** TASK INPUTS **
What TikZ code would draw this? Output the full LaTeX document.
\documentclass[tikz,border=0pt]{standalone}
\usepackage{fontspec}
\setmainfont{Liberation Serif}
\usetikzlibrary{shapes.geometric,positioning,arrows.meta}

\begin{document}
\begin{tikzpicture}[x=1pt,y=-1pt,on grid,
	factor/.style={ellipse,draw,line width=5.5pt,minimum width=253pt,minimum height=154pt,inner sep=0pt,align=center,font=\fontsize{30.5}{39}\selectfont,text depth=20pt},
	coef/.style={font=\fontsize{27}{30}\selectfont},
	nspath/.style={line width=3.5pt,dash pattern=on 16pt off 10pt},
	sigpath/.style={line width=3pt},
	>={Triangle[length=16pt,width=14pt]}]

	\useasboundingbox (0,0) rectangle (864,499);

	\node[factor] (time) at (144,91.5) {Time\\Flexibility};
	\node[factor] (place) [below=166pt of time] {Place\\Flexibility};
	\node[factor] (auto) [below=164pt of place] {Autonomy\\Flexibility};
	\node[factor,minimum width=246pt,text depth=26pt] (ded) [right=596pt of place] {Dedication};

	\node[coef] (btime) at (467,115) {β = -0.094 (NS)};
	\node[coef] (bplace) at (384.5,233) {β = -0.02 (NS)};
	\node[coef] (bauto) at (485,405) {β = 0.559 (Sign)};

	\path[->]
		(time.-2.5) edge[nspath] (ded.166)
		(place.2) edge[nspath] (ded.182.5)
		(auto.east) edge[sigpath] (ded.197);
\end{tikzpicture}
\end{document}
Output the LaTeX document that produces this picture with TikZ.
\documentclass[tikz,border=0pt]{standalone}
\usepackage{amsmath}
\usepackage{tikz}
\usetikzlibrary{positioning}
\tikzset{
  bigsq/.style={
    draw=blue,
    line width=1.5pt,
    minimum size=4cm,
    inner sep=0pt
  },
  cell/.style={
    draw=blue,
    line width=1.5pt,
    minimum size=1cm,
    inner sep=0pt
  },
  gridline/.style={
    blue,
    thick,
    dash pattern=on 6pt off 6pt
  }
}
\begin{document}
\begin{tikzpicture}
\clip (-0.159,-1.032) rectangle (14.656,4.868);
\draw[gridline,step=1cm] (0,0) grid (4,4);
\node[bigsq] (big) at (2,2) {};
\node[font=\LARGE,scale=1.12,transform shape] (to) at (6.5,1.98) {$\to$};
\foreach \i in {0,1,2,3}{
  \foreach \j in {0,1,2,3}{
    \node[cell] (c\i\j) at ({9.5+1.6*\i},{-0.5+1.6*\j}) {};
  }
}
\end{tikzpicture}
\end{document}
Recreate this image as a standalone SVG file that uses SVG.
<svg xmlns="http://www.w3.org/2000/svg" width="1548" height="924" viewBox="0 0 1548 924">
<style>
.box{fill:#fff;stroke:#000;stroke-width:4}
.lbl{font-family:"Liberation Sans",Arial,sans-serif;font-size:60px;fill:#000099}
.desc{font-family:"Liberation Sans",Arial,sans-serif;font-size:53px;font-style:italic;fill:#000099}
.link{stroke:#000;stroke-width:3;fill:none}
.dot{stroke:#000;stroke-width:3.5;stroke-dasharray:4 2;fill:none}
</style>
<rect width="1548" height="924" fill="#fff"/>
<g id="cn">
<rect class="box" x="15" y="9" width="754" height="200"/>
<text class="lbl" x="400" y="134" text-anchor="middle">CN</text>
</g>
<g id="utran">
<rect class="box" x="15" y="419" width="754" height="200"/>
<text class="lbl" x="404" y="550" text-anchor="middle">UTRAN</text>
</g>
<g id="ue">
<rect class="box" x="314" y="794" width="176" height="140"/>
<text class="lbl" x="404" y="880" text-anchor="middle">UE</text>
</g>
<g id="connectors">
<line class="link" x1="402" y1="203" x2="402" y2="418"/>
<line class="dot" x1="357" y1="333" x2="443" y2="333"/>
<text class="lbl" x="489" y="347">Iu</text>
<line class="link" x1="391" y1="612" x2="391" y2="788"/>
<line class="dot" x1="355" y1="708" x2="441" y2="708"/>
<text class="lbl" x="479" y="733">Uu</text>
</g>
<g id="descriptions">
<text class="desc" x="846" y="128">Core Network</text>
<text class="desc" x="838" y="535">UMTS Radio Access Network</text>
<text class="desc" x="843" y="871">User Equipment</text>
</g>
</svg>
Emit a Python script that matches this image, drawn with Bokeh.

** WRITTEN REQUEST **
All records above must be set down exactly, please.

** IN RESPONSE **
What TikZ code would draw this? Output the full LaTeX document.
\documentclass[tikz,border=0pt]{standalone}
\usepackage{fontspec}
\setmainfont{Liberation Serif}
\usetikzlibrary{shapes.geometric,positioning,arrows.meta}

\begin{document}
\begin{tikzpicture}[x=1pt,y=-1pt,on grid,
	factor/.style={ellipse,draw,line width=5.5pt,minimum width=253pt,minimum height=154pt,inner sep=0pt,align=center,font=\fontsize{30.5}{39}\selectfont,text depth=20pt},
	coef/.style={font=\fontsize{27}{30}\selectfont},
	nspath/.style={line width=3.5pt,dash pattern=on 16pt off 10pt},
	sigpath/.style={line width=3pt},
	>={Triangle[length=16pt,width=14pt]}]

	\useasboundingbox (0,0) rectangle (864,499);

	\node[factor] (time) at (144,91.5) {Time\\Flexibility};
	\node[factor] (place) [below=166pt of time] {Place\\Flexibility};
	\node[factor] (auto) [below=164pt of place] {Autonomy\\Flexibility};
	\node[factor,minimum width=246pt,text depth=26pt] (ded) [right=596pt of place] {Dedication};

	\node[coef] (btime) at (467,115) {β = -0.094 (NS)};
	\node[coef] (bplace) at (384.5,233) {β = -0.02 (NS)};
	\node[coef] (bauto) at (485,405) {β = 0.559 (Sign)};

	\path[->]
		(time.-2.5) edge[nspath] (ded.166)
		(place.2) edge[nspath] (ded.182.5)
		(auto.east) edge[sigpath] (ded.197);
\end{tikzpicture}
\end{document}
Output the LaTeX document that produces this picture with TikZ.
\documentclass[tikz,border=0pt]{standalone}
\usepackage{amsmath}
\usepackage{tikz}
\usetikzlibrary{positioning}
\tikzset{
  bigsq/.style={
    draw=blue,
    line width=1.5pt,
    minimum size=4cm,
    inner sep=0pt
  },
  cell/.style={
    draw=blue,
    line width=1.5pt,
    minimum size=1cm,
    inner sep=0pt
  },
  gridline/.style={
    blue,
    thick,
    dash pattern=on 6pt off 6pt
  }
}
\begin{document}
\begin{tikzpicture}
\clip (-0.159,-1.032) rectangle (14.656,4.868);
\draw[gridline,step=1cm] (0,0) grid (4,4);
\node[bigsq] (big) at (2,2) {};
\node[font=\LARGE,scale=1.12,transform shape] (to) at (6.5,1.98) {$\to$};
\foreach \i in {0,1,2,3}{
  \foreach \j in {0,1,2,3}{
    \node[cell] (c\i\j) at ({9.5+1.6*\i},{-0.5+1.6*\j}) {};
  }
}
\end{tikzpicture}
\end{document}
Recreate this image as a standalone SVG file that uses SVG.
<svg xmlns="http://www.w3.org/2000/svg" width="1548" height="924" viewBox="0 0 1548 924">
<style>
.box{fill:#fff;stroke:#000;stroke-width:4}
.lbl{font-family:"Liberation Sans",Arial,sans-serif;font-size:60px;fill:#000099}
.desc{font-family:"Liberation Sans",Arial,sans-serif;font-size:53px;font-style:italic;fill:#000099}
.link{stroke:#000;stroke-width:3;fill:none}
.dot{stroke:#000;stroke-width:3.5;stroke-dasharray:4 2;fill:none}
</style>
<rect width="1548" height="924" fill="#fff"/>
<g id="cn">
<rect class="box" x="15" y="9" width="754" height="200"/>
<text class="lbl" x="400" y="134" text-anchor="middle">CN</text>
</g>
<g id="utran">
<rect class="box" x="15" y="419" width="754" height="200"/>
<text class="lbl" x="404" y="550" text-anchor="middle">UTRAN</text>
</g>
<g id="ue">
<rect class="box" x="314" y="794" width="176" height="140"/>
<text class="lbl" x="404" y="880" text-anchor="middle">UE</text>
</g>
<g id="connectors">
<line class="link" x1="402" y1="203" x2="402" y2="418"/>
<line class="dot" x1="357" y1="333" x2="443" y2="333"/>
<text class="lbl" x="489" y="347">Iu</text>
<line class="link" x1="391" y1="612" x2="391" y2="788"/>
<line class="dot" x1="355" y1="708" x2="441" y2="708"/>
<text class="lbl" x="479" y="733">Uu</text>
</g>
<g id="descriptions">
<text class="desc" x="846" y="128">Core Network</text>
<text class="desc" x="838" y="535">UMTS Radio Access Network</text>
<text class="desc" x="843" y="871">User Equipment</text>
</g>
</svg>
Emit a Python script that matches this image, drawn with Bokeh.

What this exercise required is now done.